**Task details**
Retype every line from the start of the data down to and including the line with "plt.rcParams['font.family'] = ['Liberation". Skip the pictures.

--- BEGIN ---

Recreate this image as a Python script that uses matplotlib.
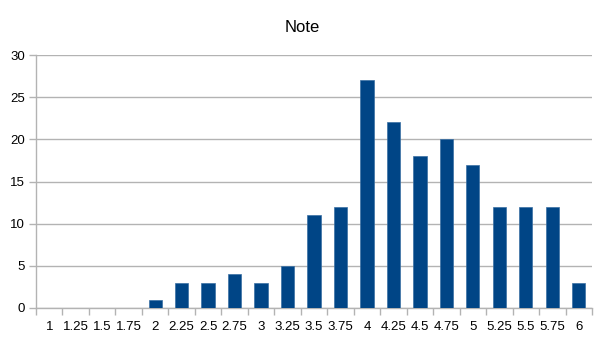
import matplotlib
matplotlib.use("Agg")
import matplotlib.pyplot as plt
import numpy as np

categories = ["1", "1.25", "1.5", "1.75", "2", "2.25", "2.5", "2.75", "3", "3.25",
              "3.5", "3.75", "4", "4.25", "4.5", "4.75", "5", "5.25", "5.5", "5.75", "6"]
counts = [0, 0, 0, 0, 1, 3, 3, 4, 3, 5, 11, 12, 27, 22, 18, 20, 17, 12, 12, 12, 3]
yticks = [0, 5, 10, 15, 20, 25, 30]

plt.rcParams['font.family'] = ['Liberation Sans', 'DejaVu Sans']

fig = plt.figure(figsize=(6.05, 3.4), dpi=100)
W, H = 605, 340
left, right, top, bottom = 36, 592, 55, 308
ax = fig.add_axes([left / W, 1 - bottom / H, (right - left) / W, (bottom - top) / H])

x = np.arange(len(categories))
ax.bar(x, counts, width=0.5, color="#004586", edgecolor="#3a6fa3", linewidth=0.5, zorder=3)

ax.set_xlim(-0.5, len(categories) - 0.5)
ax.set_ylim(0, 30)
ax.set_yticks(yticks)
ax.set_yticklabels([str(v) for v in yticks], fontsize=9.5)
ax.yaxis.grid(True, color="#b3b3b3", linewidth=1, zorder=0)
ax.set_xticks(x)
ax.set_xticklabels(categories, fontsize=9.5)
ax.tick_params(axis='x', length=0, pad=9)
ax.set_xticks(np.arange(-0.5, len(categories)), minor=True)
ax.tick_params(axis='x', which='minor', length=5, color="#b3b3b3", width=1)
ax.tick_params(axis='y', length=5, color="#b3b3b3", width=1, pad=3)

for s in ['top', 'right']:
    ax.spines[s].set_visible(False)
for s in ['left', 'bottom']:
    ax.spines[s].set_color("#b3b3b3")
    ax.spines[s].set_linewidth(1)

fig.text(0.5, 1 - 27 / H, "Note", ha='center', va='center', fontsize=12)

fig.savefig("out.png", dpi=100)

--- END ---

**Response to the exercise**
Recreate this image as a Python script that uses matplotlib.
import matplotlib
matplotlib.use("Agg")
import matplotlib.pyplot as plt
import numpy as np

categories = ["1", "1.25", "1.5", "1.75", "2", "2.25", "2.5", "2.75", "3", "3.25",
              "3.5", "3.75", "4", "4.25", "4.5", "4.75", "5", "5.25", "5.5", "5.75", "6"]
counts = [0, 0, 0, 0, 1, 3, 3, 4, 3, 5, 11, 12, 27, 22, 18, 20, 17, 12, 12, 12, 3]
yticks = [0, 5, 10, 15, 20, 25, 30]

plt.rcParams['font.family'] = ['Liberation Sans', 'DejaVu Sans']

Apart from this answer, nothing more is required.